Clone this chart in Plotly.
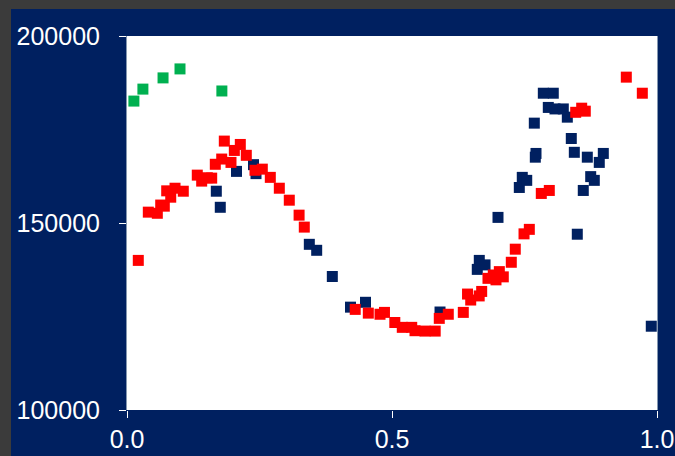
import plotly.graph_objects as go

# Series data (x in 0..1, y values)
green_x = [0.013, 0.030, 0.068, 0.100, 0.179]
green_y = [182600, 185800, 188800, 191200, 185300]

red_x = [0.0213, 0.0402, 0.0572, 0.0636, 0.0704, 0.0749, 0.0825, 0.0906, 0.1062, 0.1326,
         0.1409, 0.1515, 0.1598, 0.1666, 0.1787, 0.1836, 0.1962, 0.2025, 0.2138, 0.2251,
         0.2415, 0.2553, 0.2704, 0.2874, 0.3062, 0.3247, 0.3345, 0.4306, 0.4553, 0.4774,
         0.4858, 0.5053, 0.5194, 0.5372, 0.5434, 0.5623, 0.5815, 0.5892, 0.6062, 0.6345,
         0.6425, 0.6485, 0.6645, 0.6692, 0.6811, 0.6911, 0.6962, 0.7025, 0.7100, 0.7251,
         0.7326, 0.7491, 0.7591, 0.7817, 0.7968, 0.8466, 0.8579, 0.8647, 0.9421, 0.9723]
red_y = [140000, 152900, 152600, 154800, 154500, 158600, 156900, 159300, 158500, 162800,
         161200, 162100, 162000, 165700, 167100, 171900, 166200, 169400, 171000, 168100,
         164100, 164400, 162200, 159300, 156100, 152100, 148900, 126900, 125900, 125600,
         126100, 123400, 122100, 122100, 121200, 121100, 121100, 124500, 125600, 126100,
         131000, 129400, 130500, 131700, 135200, 136100, 134800, 137000, 135600, 139500,
         143000, 147100, 148300, 157900, 158700, 179600, 180700, 179900, 189000, 184700]

navy_x = [0.1685, 0.1760, 0.2066, 0.2387, 0.2434, 0.3440, 0.3579, 0.3874, 0.4217, 0.4500,
          0.5906, 0.6609, 0.6647, 0.6755, 0.7000, 0.7402, 0.7458, 0.7542, 0.7685, 0.7704,
          0.7717, 0.7855, 0.8043, 0.7949, 0.8075, 0.8232, 0.8308, 0.8383, 0.8440, 0.8496,
          0.8609, 0.8685, 0.8749, 0.8817, 0.8911, 0.8987, 0.9892]
navy_y = [158500, 154200, 163800, 165600, 163200, 144300, 142700, 135700, 127500, 128800,
          126200, 137600, 140000, 138800, 151500, 159500, 162200, 161400, 176700, 167600,
          168600, 184700, 184700, 180900, 180500, 180500, 178300, 172600, 168900, 147000,
          158700, 167600, 162400, 161400, 166200, 168600, 122400]

y_ticks = [100000, 150000, 200000]
y_tick_labels = ["100000", "150000", "200000"]
x_ticks = [0.0, 0.5, 1.0]
x_tick_labels = ["0.0", "0.5", "1.0"]

NAVY = "#002060"
FONT = "Arial, Liberation Sans, sans-serif"
FS = 25

fig = go.Figure()
marker_common = dict(symbol="square", size=11, line=dict(width=0))
fig.add_trace(go.Scatter(x=navy_x, y=navy_y, mode="markers",
                         marker=dict(color=NAVY, **marker_common), cliponaxis=False))
fig.add_trace(go.Scatter(x=red_x, y=red_y, mode="markers",
                         marker=dict(color="#ff0000", **marker_common), cliponaxis=False))
fig.add_trace(go.Scatter(x=green_x, y=green_y, mode="markers",
                         marker=dict(color="#00b050", **marker_common), cliponaxis=False))

L, R, T, B = 127, 18, 36, 46

# gray strips at left and top edge of the picture (pixel-sized, anchored to plot area)
fig.add_shape(type="rect", xref="paper", yref="paper",
              xsizemode="pixel", xanchor=0, x0=-L - 2, x1=-L + 11,
              y0=-0.5, y1=1.5,
              fillcolor="#3b3b3b", line=dict(width=0), layer="below")
fig.add_shape(type="rect", xref="paper", yref="paper",
              ysizemode="pixel", yanchor=1, y0=T - 9, y1=T + 2,
              x0=-0.5, x1=1.5,
              fillcolor="#3b3b3b", line=dict(width=0), layer="below")

fig.update_layout(
    width=675, height=456,
    margin=dict(l=L, r=R, t=T, b=B, pad=0, autoexpand=False),
    paper_bgcolor=NAVY, plot_bgcolor="white",
    showlegend=False,
    font=dict(family=FONT, color="white", size=FS),
    xaxis=dict(range=[0, 1], tickvals=x_ticks, ticktext=x_tick_labels,
               automargin=False,
               showgrid=False, zeroline=False, showline=False,
               ticks="outside", ticklen=7, tickcolor="white", tickwidth=1,
               tickfont=dict(size=FS, color="white", family=FONT)),
    yaxis=dict(range=[100000, 200000], tickvals=y_ticks, ticktext=y_tick_labels,
               automargin=False,
               showgrid=False, zeroline=False, showline=True, mirror=True,
               linecolor="#8497b0", linewidth=1,
               ticks="outside", ticklen=7, tickcolor="white", tickwidth=1,
               ticklabelstandoff=14,
               tickfont=dict(size=FS, color="white", family=FONT)),
)

fig.write_html(
    "out.html",
    config={"displayModeBar": False},
    post_script=(
        "document.body.style.margin='0';"
        "document.body.style.overflow='hidden';"
    ),
)
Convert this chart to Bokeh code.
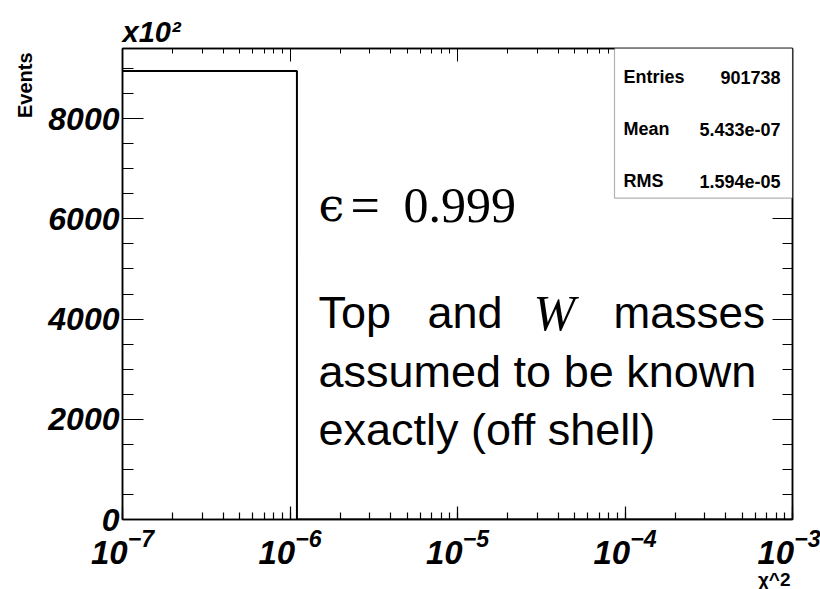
import math
from bokeh.plotting import figure
from bokeh.models import (Range1d, LogAxis, LinearAxis, LogTicker, SingleIntervalTicker,
                          CustomJSTickFormatter, Label, BoxAnnotation, Title)
from bokeh.embed import file_html
from bokeh.resources import INLINE

# ---------------- data ----------------
bin_edges = [1e-7, 1.1e-6, 1e-3]      # chi^2 bin edges shown on the axis
bin_counts = [8950, 0]                # events (x10^2)
x_limits = [1e-7, 1e-3]
y_limits = [0, 9400]
y_major_interval = 2000
stat_names = ["Entries", "Mean", "RMS"]
entries = 901738
mean_val = 5.433e-07
rms_val = 1.594e-05
stat_values = [f"{entries}", f"{mean_val:.3e}", f"{rms_val:.3e}"]

# ---------------- figure ----------------
W, H = 820, 589
p = figure(width=W, height=H, x_axis_type="log",
           x_range=Range1d(*x_limits), y_range=Range1d(*y_limits),
           output_backend="svg", toolbar_location=None,
           min_border_left=122, min_border_right=28, min_border_top=48, min_border_bottom=69)
p.background_fill_color = "white"
p.border_fill_color = "white"
p.xgrid.visible = False
p.ygrid.visible = False
p.outline_line_color = "black"
p.outline_line_width = 1.5

FONT = "Liberation Sans"

xa = p.xaxis[0]
xa.ticker = LogTicker(num_minor_ticks=10)
xa.major_tick_in = 13
xa.major_tick_out = 0
xa.minor_tick_in = 7
xa.minor_tick_out = 0
xa.axis_line_width = 1.5
xa.major_tick_line_width = 1.2
xa.minor_tick_line_width = 1.2
xa.major_label_text_font = FONT
xa.major_label_text_font_style = "bold italic"
xa.major_label_text_font_size = "33px"
xa.major_label_text_color = "black"
xa.major_label_standoff = 9

ya = p.yaxis[0]
ya.ticker = SingleIntervalTicker(interval=y_major_interval, num_minor_ticks=4)
ya.major_tick_in = 21
ya.major_tick_out = 0
ya.minor_tick_in = 11
ya.minor_tick_out = 0
ya.axis_line_width = 1.5
ya.major_tick_line_width = 1.2
ya.minor_tick_line_width = 1.2
ya.major_label_text_font = FONT
ya.major_label_text_font_style = "bold italic"
ya.major_label_text_font_size = "32px"
ya.major_label_text_color = "black"
ya.major_label_standoff = 3

top = LogAxis(ticker=LogTicker(num_minor_ticks=10), formatter=CustomJSTickFormatter(code="return ''"),
              major_tick_in=13, major_tick_out=0, minor_tick_in=5, minor_tick_out=0,
              axis_line_width=1.5, major_label_standoff=0, major_label_text_font_size="1px")
p.add_layout(top, "above")
right = LinearAxis(ticker=SingleIntervalTicker(interval=y_major_interval, num_minor_ticks=4),
                   formatter=CustomJSTickFormatter(code="return ''"),
                   major_tick_in=20, major_tick_out=0, minor_tick_in=10, minor_tick_out=0,
                   axis_line_width=1.5, major_label_standoff=0, major_label_text_font_size="1px")
p.add_layout(right, "right")

# axis titles (outside the frame)
p.add_layout(Title(text="x10\u00b2", align="left", offset=0, standoff=1, text_font=FONT,
                   text_font_style="bold italic", text_font_size="29px", text_color="black"), "above")
p.add_layout(Title(text="Events", align="right", offset=4, standoff=20, text_font=FONT,
                   text_font_style="bold", text_font_size="20px", text_color="black"), "left")
p.add_layout(Title(text="\u03c7^2", align="right", offset=2, standoff=0, text_font=FONT,
                   text_font_style="bold", text_font_size="19px", text_color="black"), "below")

# histogram outline
p.step(x=bin_edges, y=bin_counts + [0], mode="after", line_color="black", line_width=2)

# ---------------- annotations (positions in reference pixels) ----------------
FL, FR, FT, FB = 122, 792, 48, 520
lx0, lx1 = math.log10(x_limits[0]), math.log10(x_limits[1])


def X(px):
    return 10 ** (lx0 + (lx1 - lx0) * (px - FL) / (FR - FL))


def Y(py):
    return y_limits[0] + (y_limits[1] - y_limits[0]) * (FB - py) / (FB - FT)


def lab(text, px, py, size, font=FONT, style="normal", align="left", baseline="alphabetic"):
    p.add_layout(Label(x=X(px), y=Y(py), text=text, text_font=font, text_font_style=style,
                       text_font_size=f"{size}px", text_align=align, text_baseline=baseline,
                       text_color="black"))


# stats box
p.add_layout(BoxAnnotation(left=X(614), right=X(792), top=Y(47), bottom=Y(198),
                           fill_color="white", fill_alpha=1.0, line_color="black", line_width=1.2))
for name, val, py in zip(stat_names, stat_values, [77, 129, 181]):
    lab(name, 623, py, 18, style="bold")
    lab(val, 780, py, 18, style="bold", align="right")

# text annotations
lab("\u03f5", 318, 205, 46, font="DejaVu Serif")
lab("=", 350, 205, 52, font="Liberation Serif")
lab("0.999", 403, 205, 50, font="Liberation Serif")

lab("Top", 318, 313, 45)
lab("and", 427, 313, 45)
lab("W", 533, 313, 50, font="Liberation Serif", style="italic")
lab("masses", 613, 313, 44)
lab("assumed to be known", 318, 372, 45)
lab("exactly (off shell)", 318, 430, 45)

open("out.html", "w").write(file_html(p, INLINE))
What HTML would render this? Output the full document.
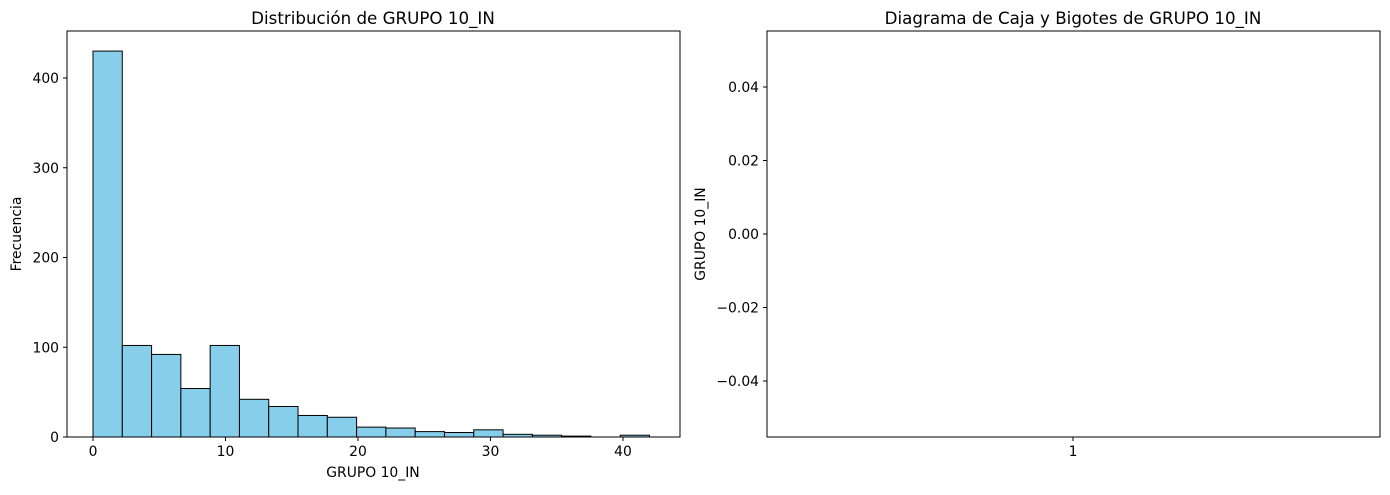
<!DOCTYPE html>
<html><head><meta charset="utf-8"><style>
body{margin:0;background:#fff;font-family:"Liberation Sans","DejaVu Sans",sans-serif;}
svg text{font-family:"DejaVu Sans","Liberation Sans",sans-serif;font-size:13.9px;fill:#000}
</style></head><body>
<svg id="c" width="1390" height="490" xmlns="http://www.w3.org/2000/svg"></svg>
<script>
const binStart=0, binEnd=42;
const counts=[430,102,92,54,102,42,34,24,22,11,10,6,5,8,3,2,1,0,2];
const xTicks=[0,10,20,30,40];
const yTicks=[0,100,200,300,400];
const boxYTicks=[0.04,0.02,0.00,-0.02,-0.04];
const boxYTickLabels=["0.04","0.02","0.00","\u22120.02","\u22120.04"];
const boxXTicks=["1"];
const NS="http://www.w3.org/2000/svg";
const svg=document.getElementById('c');
function mk(t,a,txt){const e=document.createElementNS(NS,t);for(const k in a)e.setAttribute(k,a[k]);if(txt!=null)e.textContent=txt;svg.appendChild(e);return e;}
const L={x0:67,x1:680,y0:437,y1:31};
const xs=v=>93+(v-0)*(623-93)/40;
const ys=v=>437-v*(437-78)/400;
const bw=(binEnd-binStart)/counts.length;
counts.forEach((c,i)=>{
  const r=mk('rect',{x:xs(binStart+i*bw),y:ys(c),width:xs(binStart+(i+1)*bw)-xs(binStart+i*bw),height:ys(0)-ys(c),fill:'#87ceeb',stroke:'#000','stroke-width':1});
  
  
});
const f1=mk('rect',{x:L.x0,y:L.y1,width:L.x1-L.x0,height:L.y0-L.y1,fill:'none',stroke:'#000','stroke-width':1});

xTicks.forEach(v=>{mk('line',{x1:xs(v),x2:xs(v),y1:437,y2:441,stroke:'#000'});
  const t=mk('text',{x:xs(v),y:456,'text-anchor':'middle'},v);});
yTicks.forEach(v=>{mk('line',{x1:63,x2:67,y1:ys(v),y2:ys(v),stroke:'#000'});
  const t=mk('text',{x:59,y:ys(v)+5,'text-anchor':'end'},v);});
let t=mk('text',{x:373,y:24,'text-anchor':'middle'},'Distribución de GRUPO 10_IN');t.style.fontSize='16.7px';
t=mk('text',{x:373,y:477,'text-anchor':'middle'},'GRUPO 10_IN');
t=mk('text',{x:21,y:234,'text-anchor':'middle',transform:'rotate(-90 21 234)'},'Frecuencia');
const R={x0:767,x1:1380,y0:437,y1:31};
const bys=v=>234-v*(234-87)/0.04;
const f2=mk('rect',{x:R.x0,y:R.y1,width:R.x1-R.x0,height:R.y0-R.y1,fill:'none',stroke:'#000','stroke-width':1});

boxYTicks.forEach((v,i)=>{mk('line',{x1:763,x2:767,y1:bys(v),y2:bys(v),stroke:'#000'});
  const t=mk('text',{x:759,y:bys(v)+5,'text-anchor':'end'},boxYTickLabels[i]);});
boxXTicks.forEach((l,i)=>{const x=1073;mk('line',{x1:x,x2:x,y1:437,y2:441,stroke:'#000'});
  const t=mk('text',{x:x,y:456,'text-anchor':'middle'},l);});
t=mk('text',{x:1073,y:24,'text-anchor':'middle'},'Diagrama de Caja y Bigotes de GRUPO 10_IN');t.style.fontSize='16.7px';
t=mk('text',{x:705,y:234,'text-anchor':'middle',transform:'rotate(-90 705 234)'},'GRUPO 10_IN');
</script>
</body></html>
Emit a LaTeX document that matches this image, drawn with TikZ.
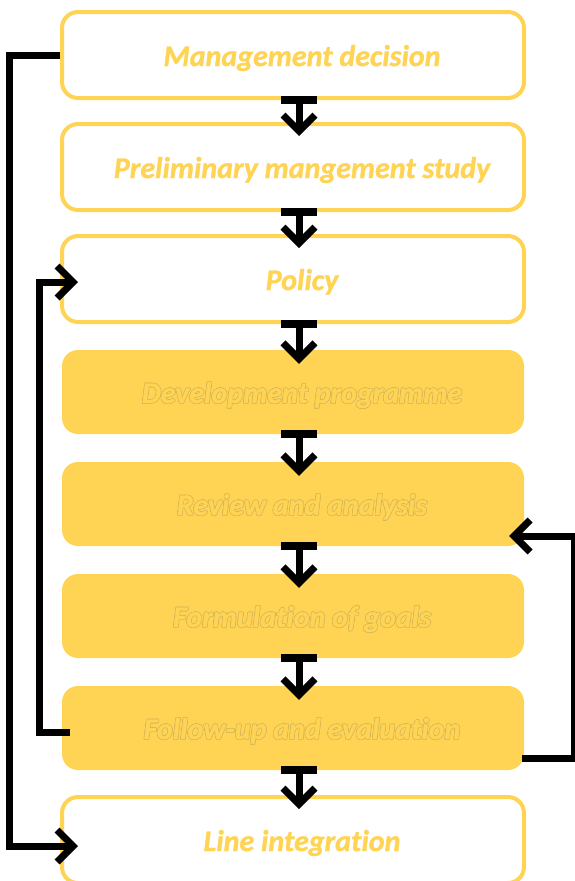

■ ■ ■ ■ ■

**Problem to solve**: Above are the records; copy exactly the lines from the one with "Convert this chart to Bokeh code." through the one with "xa.major_label_standoff = 9", including both, and nothing more. Leave out pictures.

**Completed exercise**:
Convert this chart to Bokeh code.
import math
from bokeh.plotting import figure
from bokeh.models import (Range1d, LogAxis, LinearAxis, LogTicker, SingleIntervalTicker,
                          CustomJSTickFormatter, Label, BoxAnnotation, Title)
from bokeh.embed import file_html
from bokeh.resources import INLINE

# ---------------- data ----------------
bin_edges = [1e-7, 1.1e-6, 1e-3]      # chi^2 bin edges shown on the axis
bin_counts = [8950, 0]                # events (x10^2)
x_limits = [1e-7, 1e-3]
y_limits = [0, 9400]
y_major_interval = 2000
stat_names = ["Entries", "Mean", "RMS"]
entries = 901738
mean_val = 5.433e-07
rms_val = 1.594e-05
stat_values = [f"{entries}", f"{mean_val:.3e}", f"{rms_val:.3e}"]

# ---------------- figure ----------------
W, H = 820, 589
p = figure(width=W, height=H, x_axis_type="log",
           x_range=Range1d(*x_limits), y_range=Range1d(*y_limits),
           output_backend="svg", toolbar_location=None,
           min_border_left=122, min_border_right=28, min_border_top=48, min_border_bottom=69)
p.background_fill_color = "white"
p.border_fill_color = "white"
p.xgrid.visible = False
p.ygrid.visible = False
p.outline_line_color = "black"
p.outline_line_width = 1.5

FONT = "Liberation Sans"

xa = p.xaxis[0]
xa.ticker = LogTicker(num_minor_ticks=10)
xa.major_tick_in = 13
xa.major_tick_out = 0
xa.minor_tick_in = 7
xa.minor_tick_out = 0
xa.axis_line_width = 1.5
xa.major_tick_line_width = 1.2
xa.minor_tick_line_width = 1.2
xa.major_label_text_font = FONT
xa.major_label_text_font_style = "bold italic"
xa.major_label_text_font_size = "33px"
xa.major_label_text_color = "black"
xa.major_label_standoff = 9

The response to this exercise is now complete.